Il est également possible d’explorer la signification symbolique de la « porte sainte » à partir de la Bible. En effet, en tant que grand livre de Dieu-avec-les-hommes, la Bible est pleine de portes qui, qu’elles délimitent le seuil des maisons ou celui des villes, renvoient à des contenus théologiques clairs. Nous pouvons rappeler ici deux passages de l’Ancien Testament et un du Nouveau, qui nous aident à identifier les significations théologiques possibles de la porte du Jubilé.

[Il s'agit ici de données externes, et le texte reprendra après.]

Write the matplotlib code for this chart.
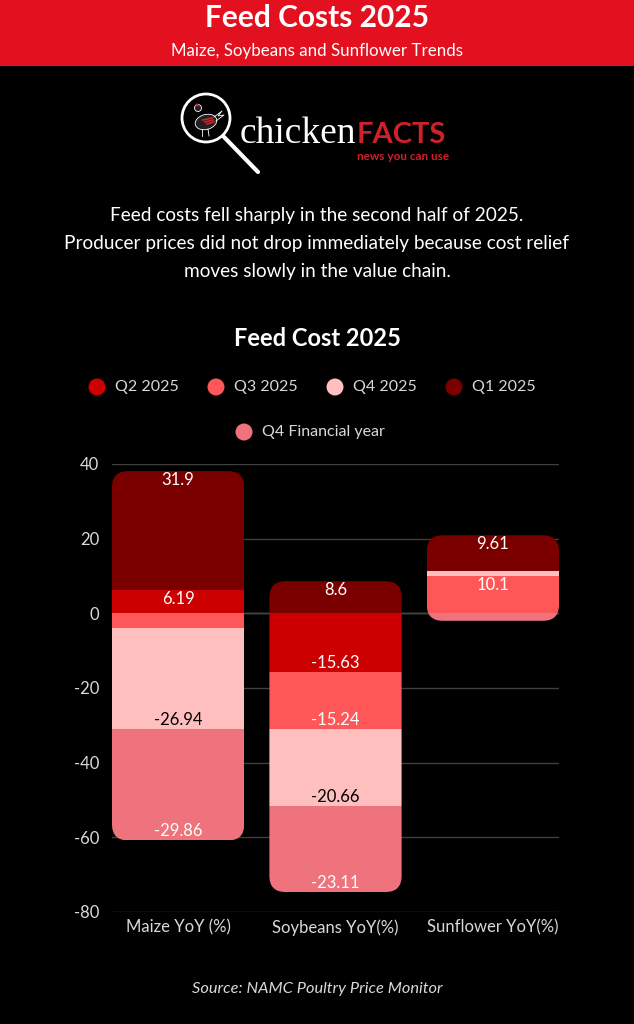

Après le célèbre rêve de l’échelle qui reposait sur la terre, mais dont le sommet atteignait le ciel et sur laquelle les anges de Dieu montaient et descendaient, le patriarche Jacob reconnaît que le lieu où l’on fait l’expérience de Dieu doit lui être consacré, perdant ainsi son sens ordinaire pour devenir le lieu de la présence de Dieu, c’est-à-dire le lieu d’où l’on accède au ciel : « Que ce lieu est redoutable ! Ce n’est rien de moins qu’une maison de Dieu et la porte du ciel ! » (Genèse 28, 17). La porte de la maison de Dieu nous permet d’entrer dans un espace « autre », là où Dieu devient présent, là où les pensées deviennent des « visions » qui révèlent le sens de ce que nous vivons. Métaphoriquement, la naissance et la mort sont donc les portes par lesquelles on entre dans la vie et par lesquelles on en sort, et pour la Bible elles sont toujours gardées, c’est-à-dire qu’elles ne déterminent pas mécaniquement le passage entre un avant et un après, mais, comme le reconnaît le Psalmiste, Dieu, gardien de la vie, « te gardera quand tu sortiras et quand tu entreras, dès maintenant et pour toujours » (121, 8).

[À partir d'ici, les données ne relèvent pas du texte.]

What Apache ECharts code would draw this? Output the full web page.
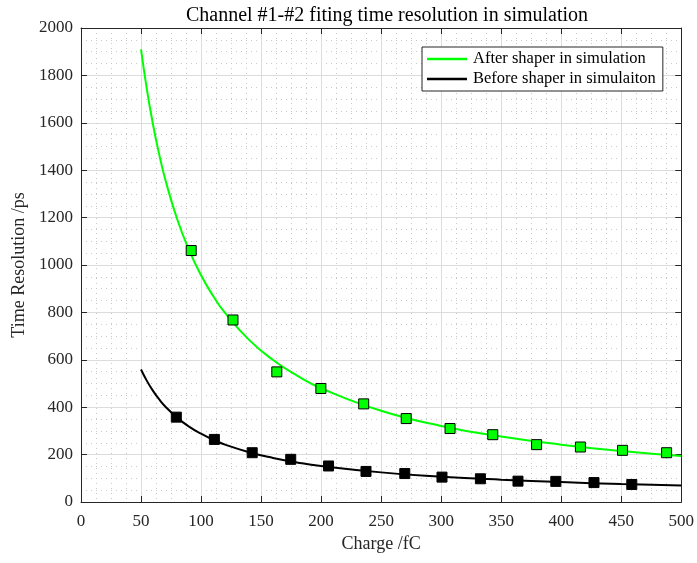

Cependant, les portes gardent aussi le passage entre l’intérieur et l’extérieur, entre le besoin d’appartenance, en nous donnant un sentiment de protection, et le besoin de liberté, d’où tirer sa force vitale. C’est pour cette raison que l’expression la plus théologiquement prégnante de la charge symbolique de la porte est celle qui prend une signification christologique lorsque Jésus l’identifie à lui-même.

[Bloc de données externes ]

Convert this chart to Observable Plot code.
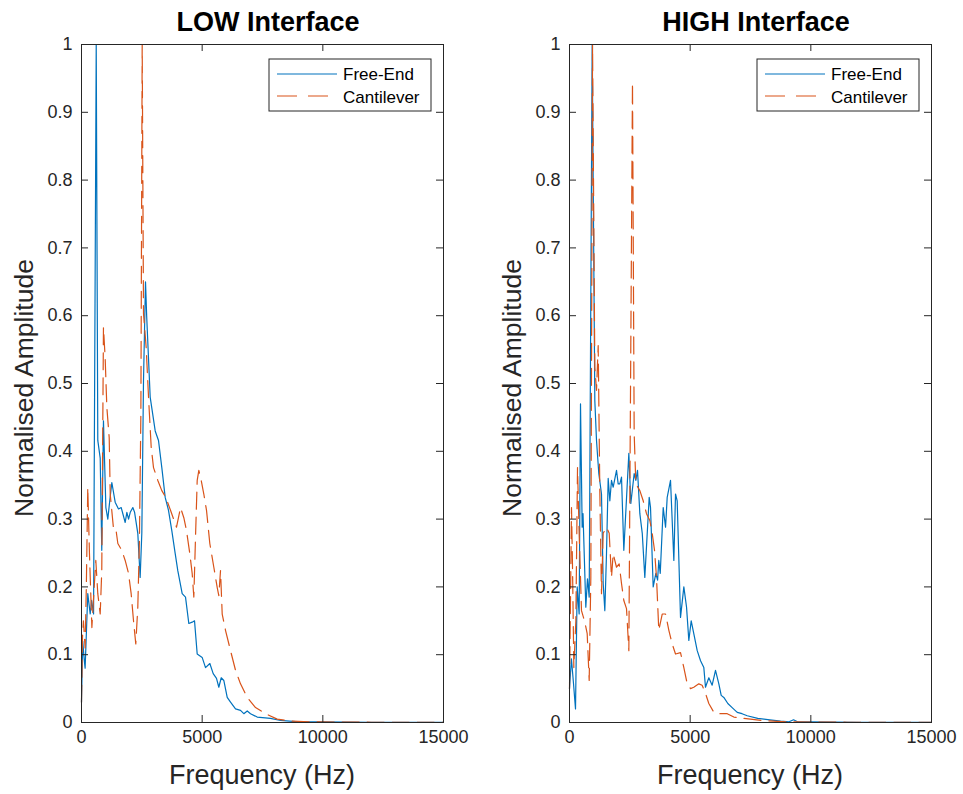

Dans un discours de l’évangile de Jean aussi évocateur que complexe, Jésus se définit d’abord comme le véritable berger du troupeau parce que, contrairement aux chefs du peuple qui sont des loups déguisés en bergers, il est le seul à pouvoir entrer dans la bergerie par la porte, mais ensuite, immédiatement après, il en vient à identifier la porte de la bergerie avec lui-même : « En vérité, en vérité, je vous le dis, je suis la porte des brebis. Tous ceux qui sont venus avant moi sont des voleurs et des brigands, mais les brebis ne les ont pas écoutés » (10,7 sq.). Comme toujours, Jésus ne révèle son identité de Messie qu’à ceux qui ont la capacité de comprendre l’image, d’en saisir la puissance symbolique et sa potentialité à se traduire par une réalisation effective : c’est en passant par lui que son troupeau pourra sortir sans crainte de la bergerie et jouir du pâturage qui lui permet de vivre, et c’est en passant par lui qu’il pourra y retourner et se protéger des loups.
Lorsque le Pape, pendant la Messe de la nuit de Noël, inaugurera l’année de grâce jubilaire en franchissant la porte sainte, il demandera aussi à son Église de revenir à Dieu par la seule porte qui donne accès au salut, celle de la révélation du Père par le Fils : « Je suis la porte : si quelqu’un entre par moi, il sera sauvé ; il entrera et sortira, et trouvera un pâturage » (10, 9).